### [Objective]
Transcribe only the lines from the line with "Convert this chart to Plotly code." through the line with "region_values = [34, 30, 23, 5, 5, 2, 1]", exactly, counting both of those lines as part of the stretch.
═════ Entries supplied ═════
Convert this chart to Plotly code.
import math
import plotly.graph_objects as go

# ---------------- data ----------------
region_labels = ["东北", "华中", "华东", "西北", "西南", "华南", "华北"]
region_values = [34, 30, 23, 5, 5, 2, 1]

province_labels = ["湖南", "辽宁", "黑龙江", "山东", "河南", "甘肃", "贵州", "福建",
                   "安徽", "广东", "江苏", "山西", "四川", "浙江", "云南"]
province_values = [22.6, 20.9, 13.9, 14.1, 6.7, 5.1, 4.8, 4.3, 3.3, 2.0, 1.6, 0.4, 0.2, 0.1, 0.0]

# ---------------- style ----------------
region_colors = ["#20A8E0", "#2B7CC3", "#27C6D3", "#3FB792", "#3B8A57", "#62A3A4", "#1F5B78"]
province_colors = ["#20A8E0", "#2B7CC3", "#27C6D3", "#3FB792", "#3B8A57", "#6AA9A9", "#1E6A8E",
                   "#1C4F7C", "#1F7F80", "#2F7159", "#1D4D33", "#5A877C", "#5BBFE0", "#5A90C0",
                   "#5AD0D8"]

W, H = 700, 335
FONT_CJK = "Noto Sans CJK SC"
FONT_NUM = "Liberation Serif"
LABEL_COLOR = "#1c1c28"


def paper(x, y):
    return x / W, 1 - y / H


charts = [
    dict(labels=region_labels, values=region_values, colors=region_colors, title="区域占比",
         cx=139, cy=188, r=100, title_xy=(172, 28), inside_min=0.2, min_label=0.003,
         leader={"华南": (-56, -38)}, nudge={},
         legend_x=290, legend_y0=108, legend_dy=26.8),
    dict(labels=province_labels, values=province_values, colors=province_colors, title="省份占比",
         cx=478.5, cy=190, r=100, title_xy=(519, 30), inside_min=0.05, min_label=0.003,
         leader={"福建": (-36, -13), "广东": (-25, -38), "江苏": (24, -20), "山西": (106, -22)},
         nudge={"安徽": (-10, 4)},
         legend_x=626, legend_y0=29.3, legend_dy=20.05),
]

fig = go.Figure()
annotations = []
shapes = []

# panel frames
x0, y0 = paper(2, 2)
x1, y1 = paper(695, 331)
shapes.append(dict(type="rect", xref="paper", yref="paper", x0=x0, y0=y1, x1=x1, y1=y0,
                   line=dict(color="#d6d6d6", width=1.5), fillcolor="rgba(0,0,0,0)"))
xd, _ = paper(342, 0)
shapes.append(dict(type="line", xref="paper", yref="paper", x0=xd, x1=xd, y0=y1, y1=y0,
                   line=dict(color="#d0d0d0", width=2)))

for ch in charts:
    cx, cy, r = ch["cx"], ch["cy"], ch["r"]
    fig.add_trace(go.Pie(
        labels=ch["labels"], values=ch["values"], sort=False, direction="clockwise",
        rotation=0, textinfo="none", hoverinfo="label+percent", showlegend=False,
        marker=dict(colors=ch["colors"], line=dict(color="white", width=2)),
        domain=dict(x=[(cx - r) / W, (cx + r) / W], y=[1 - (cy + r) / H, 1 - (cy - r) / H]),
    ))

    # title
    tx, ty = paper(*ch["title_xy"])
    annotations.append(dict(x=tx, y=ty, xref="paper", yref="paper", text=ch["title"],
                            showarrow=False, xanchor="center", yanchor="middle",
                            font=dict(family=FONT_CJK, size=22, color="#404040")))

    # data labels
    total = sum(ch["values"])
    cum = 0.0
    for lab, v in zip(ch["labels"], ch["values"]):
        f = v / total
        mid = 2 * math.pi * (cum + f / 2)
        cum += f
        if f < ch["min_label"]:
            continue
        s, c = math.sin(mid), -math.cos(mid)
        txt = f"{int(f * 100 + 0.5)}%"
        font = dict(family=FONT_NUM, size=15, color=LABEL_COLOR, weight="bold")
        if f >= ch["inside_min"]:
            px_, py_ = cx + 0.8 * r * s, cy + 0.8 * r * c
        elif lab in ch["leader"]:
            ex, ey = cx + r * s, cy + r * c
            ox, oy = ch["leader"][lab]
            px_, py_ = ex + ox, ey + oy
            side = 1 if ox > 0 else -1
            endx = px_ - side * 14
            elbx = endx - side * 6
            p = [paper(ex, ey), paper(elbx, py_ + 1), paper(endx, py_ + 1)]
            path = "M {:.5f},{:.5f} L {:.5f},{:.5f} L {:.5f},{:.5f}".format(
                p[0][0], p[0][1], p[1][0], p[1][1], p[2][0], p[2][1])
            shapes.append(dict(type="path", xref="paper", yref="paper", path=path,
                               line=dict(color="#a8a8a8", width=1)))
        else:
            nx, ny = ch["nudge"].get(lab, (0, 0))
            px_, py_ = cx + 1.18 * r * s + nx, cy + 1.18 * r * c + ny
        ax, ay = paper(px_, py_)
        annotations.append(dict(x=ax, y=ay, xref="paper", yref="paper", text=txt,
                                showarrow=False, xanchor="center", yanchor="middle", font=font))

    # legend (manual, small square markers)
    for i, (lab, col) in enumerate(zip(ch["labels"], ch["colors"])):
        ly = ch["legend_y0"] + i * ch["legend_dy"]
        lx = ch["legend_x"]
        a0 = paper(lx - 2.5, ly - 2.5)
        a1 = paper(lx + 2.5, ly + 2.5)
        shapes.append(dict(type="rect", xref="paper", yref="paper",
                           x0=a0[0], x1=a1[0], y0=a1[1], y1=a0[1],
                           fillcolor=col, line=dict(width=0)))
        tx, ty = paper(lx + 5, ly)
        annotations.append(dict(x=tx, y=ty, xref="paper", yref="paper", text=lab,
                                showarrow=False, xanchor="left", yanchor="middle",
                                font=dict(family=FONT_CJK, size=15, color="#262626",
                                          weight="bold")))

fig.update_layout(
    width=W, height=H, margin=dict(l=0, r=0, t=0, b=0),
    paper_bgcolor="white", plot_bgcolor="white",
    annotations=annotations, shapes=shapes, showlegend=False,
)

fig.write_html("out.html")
═════
═════ Entries supplied ═════
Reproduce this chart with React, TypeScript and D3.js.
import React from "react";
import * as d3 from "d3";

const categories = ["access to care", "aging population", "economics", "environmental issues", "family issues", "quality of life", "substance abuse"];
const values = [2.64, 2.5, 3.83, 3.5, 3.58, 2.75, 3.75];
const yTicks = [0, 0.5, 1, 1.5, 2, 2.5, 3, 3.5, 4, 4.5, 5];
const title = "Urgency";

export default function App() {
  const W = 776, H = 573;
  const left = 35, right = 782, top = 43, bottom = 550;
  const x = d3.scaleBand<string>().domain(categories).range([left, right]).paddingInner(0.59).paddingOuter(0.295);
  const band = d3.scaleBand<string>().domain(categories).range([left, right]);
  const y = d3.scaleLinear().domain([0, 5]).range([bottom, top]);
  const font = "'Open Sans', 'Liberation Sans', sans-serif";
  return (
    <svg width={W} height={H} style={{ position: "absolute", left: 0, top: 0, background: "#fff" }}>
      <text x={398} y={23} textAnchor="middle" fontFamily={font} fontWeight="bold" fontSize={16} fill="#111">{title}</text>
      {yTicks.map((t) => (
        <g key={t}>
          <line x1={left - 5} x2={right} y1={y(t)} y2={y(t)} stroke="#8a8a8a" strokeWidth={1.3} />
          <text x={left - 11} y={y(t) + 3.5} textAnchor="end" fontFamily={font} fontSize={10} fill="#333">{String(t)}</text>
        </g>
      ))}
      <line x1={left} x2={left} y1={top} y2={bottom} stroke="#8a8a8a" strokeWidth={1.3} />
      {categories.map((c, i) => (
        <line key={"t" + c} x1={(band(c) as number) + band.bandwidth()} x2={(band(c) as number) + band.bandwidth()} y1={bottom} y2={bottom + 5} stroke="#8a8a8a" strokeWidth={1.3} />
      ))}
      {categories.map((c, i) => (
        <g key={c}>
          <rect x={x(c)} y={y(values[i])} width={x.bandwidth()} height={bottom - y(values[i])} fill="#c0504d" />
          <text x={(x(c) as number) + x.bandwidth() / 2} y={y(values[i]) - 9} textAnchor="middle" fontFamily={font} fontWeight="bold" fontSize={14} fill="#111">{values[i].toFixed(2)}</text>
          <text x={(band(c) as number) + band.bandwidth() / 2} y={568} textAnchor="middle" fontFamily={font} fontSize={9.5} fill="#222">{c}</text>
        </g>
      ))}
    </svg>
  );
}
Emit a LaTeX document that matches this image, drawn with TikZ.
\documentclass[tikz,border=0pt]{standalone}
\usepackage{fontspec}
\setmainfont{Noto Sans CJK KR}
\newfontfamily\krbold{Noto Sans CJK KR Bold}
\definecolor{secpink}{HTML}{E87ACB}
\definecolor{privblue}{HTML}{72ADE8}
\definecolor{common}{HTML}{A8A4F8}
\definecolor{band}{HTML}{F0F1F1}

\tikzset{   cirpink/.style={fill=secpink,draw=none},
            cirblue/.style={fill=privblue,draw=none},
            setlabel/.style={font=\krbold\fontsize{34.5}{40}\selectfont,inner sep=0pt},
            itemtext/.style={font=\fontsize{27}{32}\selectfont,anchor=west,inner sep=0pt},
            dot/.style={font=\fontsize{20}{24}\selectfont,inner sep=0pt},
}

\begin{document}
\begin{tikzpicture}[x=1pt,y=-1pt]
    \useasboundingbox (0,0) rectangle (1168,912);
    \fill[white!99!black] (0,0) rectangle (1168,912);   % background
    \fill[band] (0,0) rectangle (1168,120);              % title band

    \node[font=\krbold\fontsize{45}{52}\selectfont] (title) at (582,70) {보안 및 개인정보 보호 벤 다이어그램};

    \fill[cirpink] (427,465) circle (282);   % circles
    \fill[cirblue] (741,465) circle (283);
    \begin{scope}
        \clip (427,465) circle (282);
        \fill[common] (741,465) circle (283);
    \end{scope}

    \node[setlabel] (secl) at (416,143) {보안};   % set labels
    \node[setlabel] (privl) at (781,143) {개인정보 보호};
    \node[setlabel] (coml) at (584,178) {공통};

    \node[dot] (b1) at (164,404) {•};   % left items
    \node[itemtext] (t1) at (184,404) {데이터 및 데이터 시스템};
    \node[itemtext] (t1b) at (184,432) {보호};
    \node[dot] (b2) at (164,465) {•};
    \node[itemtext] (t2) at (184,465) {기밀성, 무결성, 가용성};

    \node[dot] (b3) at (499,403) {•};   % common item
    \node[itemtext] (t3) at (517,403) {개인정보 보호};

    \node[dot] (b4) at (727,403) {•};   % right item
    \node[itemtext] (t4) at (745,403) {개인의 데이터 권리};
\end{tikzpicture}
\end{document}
═════
### [Reply to the task]
Convert this chart to Plotly code.
import math
import plotly.graph_objects as go

# ---------------- data ----------------
region_labels = ["东北", "华中", "华东", "西北", "西南", "华南", "华北"]
region_values = [34, 30, 23, 5, 5, 2, 1]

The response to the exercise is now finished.